As for me, I have been writing about gender and politics for 10 years, including for the Forward, where I published “Transgender and Jewish.”

With Caitlyn Jenner’s gender transition — and the backlash from feminists who insisted she could never really get life as a woman — so prominently in the news, it was an especially interesting time to engage in theexperiment. Could we truly understand what it was like to be each other?

On Monday afternoon we went to an art incubator in Jaffa where we met with the artists behind the project. Over a hummus and falafel lunch, they told us how it worked.

Yuval and I would don virtual reality goggles that were hooked up to one another’s feed. When I looked down, I would see Yuval’s body, and vice versa. Then we would move in slow, synchronized movements to enhance the sensation that we had entered the other’s body. The hope was that we would each get a glimpse of the physical life of the other and a taste of what it was like to be a different gender.

One of the artists, Philippe Bertrand, explained that the project was inspired by the work of Mel Slater at the University of Barcelona. Slater created a virtual reality scenario in which the participant is in the role of a woman whose angry husband grows more abusive by the second.

Bertrand, from Brazil, tried the experiment and couldn’t shake the feeling of being that woman, scared of her own partner. He began to see virtual reality as a powerful tool for creating empathy between people.

“If we could develop more of this perspective-taking, many things would be different,” he said.

Two years ago, he joined with the other artists in Barcelona to create the virtual reality project that would allow two people to inhabit each other’s perspective. Though many of the participants choose to swap genders, it works in other pairings. Bertrand recalled a mother and daughter and also a dancer and a woman in a wheelchair who traded experiences.

Image by Courtesy of Naomi Zeveloff

After we finished lunch, it was time for our own gender swap. Yuval and I sat on opposite sides of a red curtain as the artists placed the virtual reality helmets and headphones on our heads. I closed my eyes. When I opened them again, I saw Yuval’s body instead of mine. A voice in the headphones directed me to move my hands.

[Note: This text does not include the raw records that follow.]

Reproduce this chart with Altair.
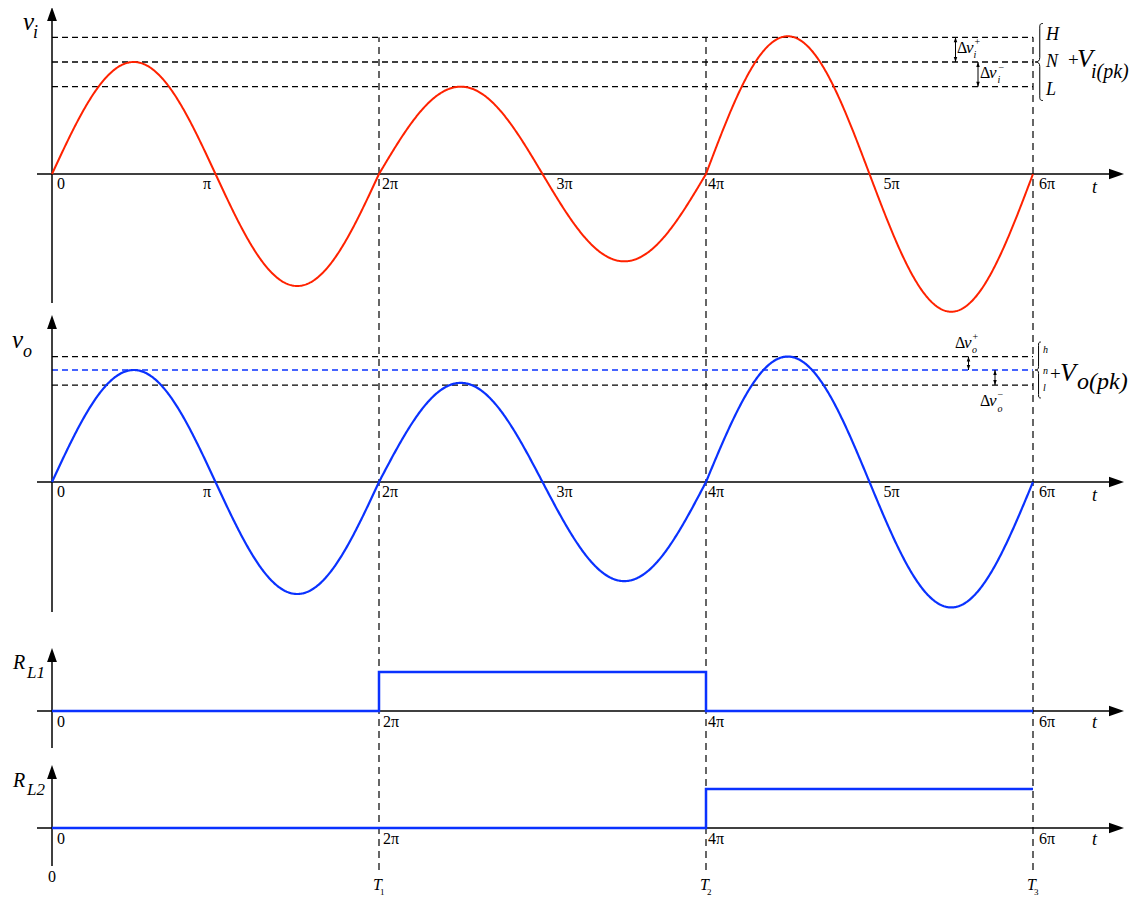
import numpy as np
import pandas as pd
import altair as alt

# ---------------- values ----------------
vi_amp = [1.00, 0.78, 1.23]           # v_i peak in each 2π period (N = 1)
vo_amp = [1.00, 0.885, 1.12]          # v_o peak in each 2π period (n = 1)
vi_level_names = ["H", "N", "L"]
vi_levels = [1.22, 1.00, 0.78]
vo_level_names = ["h", "n", "l"]
vo_levels = [1.12, 1.00, 0.865]
rl1_t = [0, 2, 4, 6]
rl1_state = [0, 1, 0, 0]
rl2_t = [0, 4, 6]
rl2_state = [0, 1, 1]
tick_pos_main = [0, 1, 2, 3, 4, 5, 6]          # in units of π
tick_lab_main = ["0", "π", "2π", "3π", "4π", "5π", "6π"]
tick_pos_rl = [0, 2, 4, 6]
tick_lab_rl = ["0", "2π", "4π", "6π"]
switch_pos = [2, 4, 6]
switch_sub = ["1", "2", "3"]

# ---------------- layout ----------------
W, H = 1126, 889
PPI = 163.5            # pixels per π along t
T0 = 44                # plot x of t = 0
U = 112                # vertical units per nominal peak
RLH = 39               # height of the R_L "on" state
RED, BLUE = "#ff2200", "#0a32ff"
FONT = "Liberation Serif"
off_main = [5, -12.5, 3, 14, 2, 14, 6]
off_rl = [5, 4, 2, 6]

xs = alt.Scale(domain=[-T0 / PPI, (W - T0) / PPI], nice=False, zero=False)
ys = alt.Scale(domain=[0, H], nice=False, zero=False)


def gx(xp):  # page x -> t/π
    return (xp - 52) / PPI


def gy(yp):  # page y -> vertical units
    return 8 + H - yp


BASE = {"vi": gy(174), "vo": gy(482), "rl1": gy(711), "rl2": gy(828)}


def XY(ch, x="x", y="y"):
    return ch.encode(x=alt.X(f"{x}:Q", scale=xs, axis=None),
                     y=alt.Y(f"{y}:Q", scale=ys, axis=None))


def rules(rows, **mk):
    df = pd.DataFrame(rows, columns=["x", "x2", "y", "y2"])
    return alt.Chart(df).mark_rule(**mk).encode(
        x=alt.X("x:Q", scale=xs, axis=None), x2="x2",
        y=alt.Y("y:Q", scale=ys, axis=None), y2="y2")


def texts(rows, size, italic=False, align="left", color="black"):
    df = pd.DataFrame(rows, columns=["x", "y", "s"])
    ch = alt.Chart(df).mark_text(font=FONT, fontSize=size,
                                 fontStyle="italic" if italic else "normal",
                                 align=align, baseline="alphabetic", color=color)
    return XY(ch).encode(text="s:N")


def points(rows, shape, size, filled=True, sw=1):
    df = pd.DataFrame(rows, columns=["x", "y"])
    ch = alt.Chart(df).mark_point(shape=shape, size=size, filled=filled,
                                  color="black", opacity=1, strokeWidth=sw)
    return XY(ch)


def wave(amps, base):
    t = np.linspace(0, 6, 1201)
    idx = np.minimum((t // 2).astype(int), 2)
    a = np.array(amps)[idx]
    return pd.DataFrame({"x": t, "y": base + U * a * np.sin(np.pi * t)})


layers = []

# vertical dashed switching lines
top = BASE["vi"] + vi_levels[0] * U
layers.append(rules([[p, p, gy(870), top] for p in switch_pos],
                    color="black", strokeWidth=1.2, strokeDash=[7, 5]))

# level dashed lines
layers.append(rules([[0, 6, BASE["vi"] + v * U, BASE["vi"] + v * U] for v in vi_levels],
                    color="black", strokeWidth=1.3, strokeDash=[6, 4]))
layers.append(rules([[0, 6, BASE["vo"] + v * U, BASE["vo"] + v * U]
                     for n, v in zip(vo_level_names, vo_levels) if n != "n"],
                    color="black", strokeWidth=1.3, strokeDash=[6, 4]))
layers.append(rules([[0, 6, BASE["vo"] + v * U, BASE["vo"] + v * U]
                     for n, v in zip(vo_level_names, vo_levels) if n == "n"],
                    color=BLUE, strokeWidth=1.3, strokeDash=[6, 4]))

# axes (solid)
ax_ext = {"vi": (-129, 155), "vo": (-130, 155), "rl1": (-37, 52), "rl2": (-38, 52)}
tip_up = {"vi": 167, "vo": 167, "rl1": 63, "rl2": 63}
axis_rows = []
for k, b in BASE.items():
    axis_rows.append([gx(37), gx(1110), b, b])
    lo, hi = ax_ext[k]
    axis_rows.append([0, 0, b + lo, b + hi])
layers.append(rules(axis_rows, color="black", strokeWidth=1.5))

# arrow heads
UP = "M-0.7,1L0,-1L0.7,1Z"
DOWN = "M-0.7,-1L0,1L0.7,-1Z"
RIGHT = "M-1,-0.7L1,0L-1,0.7Z"
layers.append(points([[0, BASE[k] + tip_up[k] - 7] for k in BASE], UP, 196))
layers.append(points([[gx(1116.5), BASE[k]] for k in BASE], RIGHT, 225))

# waves
layers.append(XY(alt.Chart(wave(vi_amp, BASE["vi"])).mark_line(color=RED, strokeWidth=2)))
layers.append(XY(alt.Chart(wave(vo_amp, BASE["vo"])).mark_line(color=BLUE, strokeWidth=2.2)))

# R_L step signals
rl1 = pd.DataFrame({"x": rl1_t, "y": [BASE["rl1"] + s * RLH for s in rl1_state]})
rl2 = pd.DataFrame({"x": rl2_t, "y": [BASE["rl2"] + s * RLH for s in rl2_state]})
layers.append(XY(alt.Chart(rl1).mark_line(color=BLUE, strokeWidth=2.5, interpolate="step-after")))
layers.append(XY(alt.Chart(rl2).mark_line(color=BLUE, strokeWidth=2.5, interpolate="step-after")))

# tick labels
tick_rows = []
for k in ["vi", "vo"]:
    for p, l, o in zip(tick_pos_main, tick_lab_main, off_main):
        tick_rows.append([p + o / PPI, BASE[k] - 15, l])
for k in ["rl1", "rl2"]:
    for p, l, o in zip(tick_pos_rl, tick_lab_rl, off_rl):
        tick_rows.append([p + o / PPI, BASE[k] - 16, l])
tick_rows.append([gx(48), gy(882), "0"])
layers.append(texts(tick_rows, 16))

# t labels
layers.append(texts([[gx(1092), BASE[k] - (19 if k in ("vi", "vo") else 17), "t"] for k in BASE], 18, italic=True))

# panel labels
layers.append(texts([[gx(23), gy(30), "v"], [gx(12), gy(348), "v"]], 25, italic=True))
layers.append(texts([[gx(33), gy(38), "i"], [gx(23), gy(357), "o"]], 18, italic=True))
layers.append(texts([[gx(13), gy(669), "R"], [gx(13), gy(787), "R"]], 20, italic=True))
layers.append(texts([[gx(27), gy(678), "L1"], [gx(27), gy(795), "L2"]], 17, italic=True))

# switching instants
layers.append(texts([[p - 6 / PPI, gy(890), "T"] for p in switch_pos], 16, italic=True))
layers.append(texts([[p + 1 / PPI, gy(895), s] for p, s in zip(switch_pos, switch_sub)], 9))

# delta annotations: double arrows
lv = {n: BASE["vi"] + v * U for n, v in zip(vi_level_names, vi_levels)}
lo_ = {n: BASE["vo"] + v * U for n, v in zip(vo_level_names, vo_levels)}
d_arrows = [(gx(955.5), lv["H"], lv["N"]), (gx(978), lv["N"], lv["L"]),
            (gx(968.5), lo_["h"], lo_["n"]), (gx(995), lo_["n"], lo_["l"])]
layers.append(rules([[x, x, y1, y2] for x, y1, y2 in d_arrows], color="black", strokeWidth=1))
layers.append(points([[x, y1 - 2.5] for x, y1, y2 in d_arrows], UP, 25))
layers.append(points([[x, y2 + 2.5] for x, y1, y2 in d_arrows], DOWN, 25))

# delta annotation texts
layers.append(texts([[gx(957), gy(53), "Δ"], [gx(980), gy(78), "Δ"],
                     [gx(955), gy(348), "Δ"], [gx(980), gy(406), "Δ"]], 16))
layers.append(texts([[gx(966), gy(53), "v"], [gx(989), gy(78), "v"],
                     [gx(964), gy(348), "v"], [gx(989), gy(406), "v"]], 17, italic=True))
layers.append(texts([[gx(974.5), gy(45), "+"], [gx(998.5), gy(71), "−"],
                     [gx(972.5), gy(340), "+"], [gx(997.5), gy(398), "−"]], 10))
layers.append(texts([[gx(973.5), gy(58), "i"], [gx(997.5), gy(83), "i"],
                     [gx(972), gy(353), "o"], [gx(997.5), gy(412), "o"]], 10, italic=True))

# braces
BRACE = ("M0.1,-1C0.02,-1 0.02,-0.96 0.02,-0.88L0.02,-0.12C0.02,-0.03 -0.02,0 -0.1,0"
         "C-0.02,0 0.02,0.03 0.02,0.12L0.02,0.88C0.02,0.96 0.02,1 0.1,1")
layers.append(points([[gx(1039), gy(62)]], BRACE, 77 * 77, filled=False))
layers.append(points([[gx(1038), gy(370)]], BRACE, 56 * 56, filled=False))

# level letters
layers.append(texts([[gx(1046), gy(40), "H"], [gx(1046), gy(67), "N"], [gx(1046), gy(95), "L"]], 18, italic=True))
layers.append(texts([[gx(1043), gy(353), "h"], [gx(1043), gy(374), "n"], [gx(1043), gy(391), "l"]], 10, italic=True))

# peak labels
layers.append(texts([[gx(1068), gy(66), "+"], [gx(1050), gy(380), "+"]], 19))
layers.append(texts([[gx(1077), gy(67), "V"], [gx(1060), gy(381), "V"]], 26, italic=True))
layers.append(texts([[gx(1091), gy(78), "i(pk)"]], 20, italic=True))
layers.append(texts([[gx(1077), gy(389), "o(pk)"]], 24, italic=True))

chart = alt.layer(*layers).properties(
    width=W, height=H,
    autosize=alt.AutoSizeParams(type="none"),
    padding=0,
).configure_view(stroke=None)

chart.save("out.html", embed_options={"renderer": "svg", "actions": False})
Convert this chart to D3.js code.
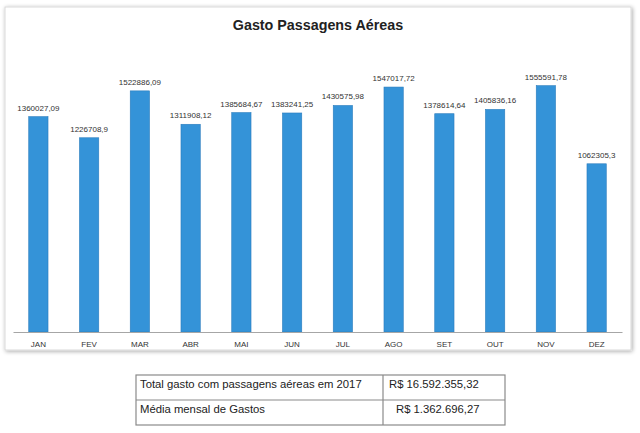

Yuval and I had a bit of trouble with the synchronization, but we had moments of unity in which I melted into the experience, believing that Yuval’s hands were truly my own.

Later on, the artists interacted with us to bring a tactile element to the game, feeding us tahini cookies at the same time, and placing a mask into both of our hands. They showed us both a mirror. Though I was conscious of the machinery facilitating the illusion, there was still a moment of surprise: I was seeing Yuval and Yuval was seeing me.

Then, as a climax, the artists removed the red curtain between us. Seeing myself across from me was surreal and also surprisingly moving, a rare opportunity to view myself from the perspective of another.

We took off the masks and debriefed with the team. Yuval said that it was underwhelming, but in a good way. When he looked down and saw my body, he felt similarly to when he cross-dressed, which made him realize that his own cross-dressing was an authentic expression of femininity.

“I was accepting that I was having your body and gender identity,” he told me later. “It seemed familiar, and thus validating, but of course this doesn’t even touch on the complexity of a woman’s experience.”

For me, seeing Yuval’s hands provided me with a bridge to my masculine side. There was nothing strange or disarming about seeing a man’s hands as my own. It felt natural.

I’m not sure that the experiment helped me empathize with men, but it did make me believe that men and women are more similar than we think we are.

Though the team will leave Israel soon, I hope that one day it takes on the ultimate empathy experiment in this fractured land: one between Israelis and Palestinians.